Table 6 Removal of heavy metal tailings in wastewater

4 Conclusion

The advanced studies on the SCCS derivative in this work have precisely shown that the adsorbent possesses surface characteristics that support adsorption characteristics. The evaluation of the changes in the chemical functionalities before and after Cd2+ loading/adsorption on the derivative confirmed the interactions between Cd2+ and the functional groups on the starch derivative adsorbent. The changes observed in microstructure and chemical composition also support the successful adsorption of Cd2+ by the adsorbent. Under the established process conditions, the adsorbent demonstrated effective (about 99%) removal of Cd2+ from aqueous solutions via complex mechanisms that may involve chelation, ion-exchange, and electrostatic interaction, as well as physical trapping on porous sites. Additionally, the process was exothermic and thermodynamically feasible. The adsorption process was efficiently reversible to recover Cd2+ and regenerate the adsorbent for efficient (˃ 80%) reuse up to five cycles of adsorption–desorption. When the adsorbent was used to treat mine tailings, it was discovered that the main minerals had been totally eliminated (beyond the instrument detection limit).

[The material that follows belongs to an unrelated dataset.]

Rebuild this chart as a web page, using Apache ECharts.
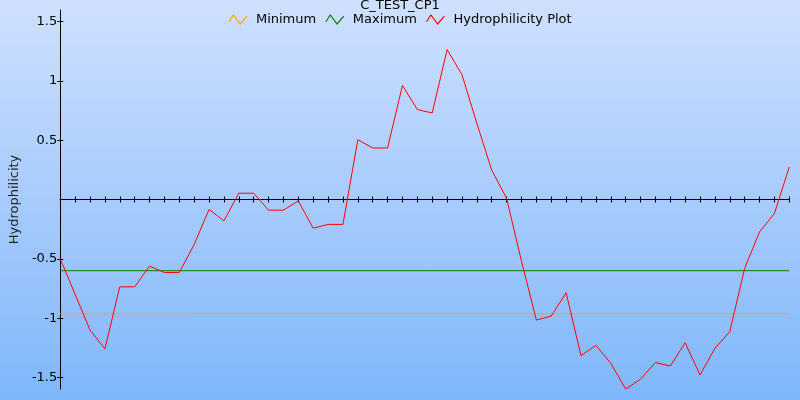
<!DOCTYPE html>
<html>
<head>
<meta charset="utf-8">
<script src="https://cdn.jsdelivr.net/npm/echarts@6/dist/echarts.min.js"></script>
<style>html,body{margin:0;padding:0;}#c{width:800px;height:400px;}</style>
</head>
<body>
<div id="c"></div>
<script>
const chartTitle = 'C_TEST_CP1';
const yName = 'Hydrophilicity';
const categories = [1,2,3,4,5,6,7,8,9,10,11,12,13,14,15,16,17,18,19,20,21,22,23,24,25,26,27,28,29,30,31,32,33,34,35,36,37,38,39,40,41,42,43,44,45,46,47,48,49,50];
const hydrophilicity = [-0.50,-0.80,-1.10,-1.26,-0.736,-0.736,-0.562,-0.615,-0.615,-0.38,-0.084,-0.18,0.053,0.053,-0.09,-0.09,-0.012,-0.242,-0.21,-0.21,0.503,0.434,0.434,0.962,0.758,0.729,1.263,1.052,0.642,0.247,0.01,-0.52,-1.016,-0.982,-0.786,-1.316,-1.229,-1.38,-1.597,-1.515,-1.374,-1.403,-1.207,-1.479,-1.254,-1.114,-0.581,-0.273,-0.118,0.274];
const minimumValue = -0.963;
const maximumValue = -0.600;
const yTicks = [-1.5,-1,-0.5,0.5,1,1.5];
const yMin = -1.597, yMax = 1.597;

const first = categories[0], last = categories[categories.length-1];
const zig = 'path://M0,6 L4,0 L10,8 L16,1';
const legendItem = (name, c) => ({name, icon: zig, itemStyle:{color:'transparent', borderColor:c, borderWidth:1.2}});

const chart = echarts.init(document.getElementById('c'));
chart.setOption({
  animation:false,
  backgroundColor:{type:'linear',x:0,y:0,x2:0,y2:1,colorStops:[{offset:0,color:'#cfe0fe'},{offset:1,color:'#7fb7fa'}]},
  textStyle:{fontFamily:'DejaVu Sans'},
  title:{text:chartTitle,left:'center',top:-1,padding:0,textStyle:{fontSize:13,fontWeight:'normal',color:'#000',fontFamily:'DejaVu Sans'}},
  legend:{top:8,left:'center',itemWidth:18,itemHeight:9,itemGap:9,
    textStyle:{fontSize:13,color:'#000',fontFamily:'DejaVu Sans',padding:[0,0,0,4]},
    data:[legendItem('Minimum','#ffa500'),legendItem('Maximum','#008000'),legendItem('Hydrophilicity Plot','#ff0000')]},
  grid:{left:59.5,right:10.7,top:10,bottom:11,containLabel:false},
  xAxis:[
    {type:'category',data:categories,boundaryGap:false,position:'bottom',
     axisLine:{show:true,onZero:true,lineStyle:{color:'#000',width:1}},
     axisTick:{show:true,interval:0,length:3,lineStyle:{color:'#000'}},
     axisLabel:{show:false},splitLine:{show:false}},
    {type:'category',data:categories,boundaryGap:false,position:'top',
     axisLine:{show:true,onZero:true,lineStyle:{color:'#000',width:1}},
     axisTick:{show:true,interval:0,length:3,lineStyle:{color:'#000'}},
     axisLabel:{show:false},splitLine:{show:false}}
  ],
  yAxis:[
    {type:'value',min:yMin,max:yMax,position:'left',
     name:yName,nameLocation:'middle',nameGap:37,nameTextStyle:{fontSize:13,color:'#222',fontFamily:'DejaVu Sans'},
     axisLine:{show:true,onZero:false,lineStyle:{color:'#000',width:1}},
     axisTick:{show:true,length:3,customValues:yTicks,lineStyle:{color:'#000'}},
     axisLabel:{show:true,customValues:yTicks,margin:3,fontSize:13,color:'#000',fontFamily:'DejaVu Sans'},
     splitLine:{show:false}},
    {type:'value',min:yMin,max:yMax,position:'left',
     axisLine:{show:false,onZero:false},
     axisTick:{show:true,inside:true,length:3,customValues:yTicks,lineStyle:{color:'#000'}},
     axisLabel:{show:false},splitLine:{show:false}}
  ],
  series:[
    {name:'Minimum',type:'line',xAxisIndex:0,yAxisIndex:0,data:[[String(first),minimumValue],[String(last),minimumValue]],
     showSymbol:false,color:'#ffa500',lineStyle:{color:'#ffa500',width:1}},
    {name:'Maximum',type:'line',xAxisIndex:0,yAxisIndex:0,data:[[String(first),maximumValue],[String(last),maximumValue]],
     showSymbol:false,color:'#008000',lineStyle:{color:'#008000',width:1}},
    {name:'Hydrophilicity Plot',type:'line',xAxisIndex:0,yAxisIndex:0,data:hydrophilicity,
     showSymbol:false,color:'#ff0000',lineStyle:{color:'#ff0000',width:1}}
  ]
});
</script>
</body>
</html>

The findings from this study demonstrate the potential of SCCS derivatives in the versatile removal of heavy metals from water as well as the economic recovery of minerals. In view of the current findings, SCCS may also exhibit remarkable adsorption efficiency for cation dyes and serve as a platform for the stable incorporation of metal and metal oxide nanoparticles in the development of composites with a unique combination of functional characteristics such as adsorption, photo-oxidative degradation, and magnetic properties for more advanced water treatment.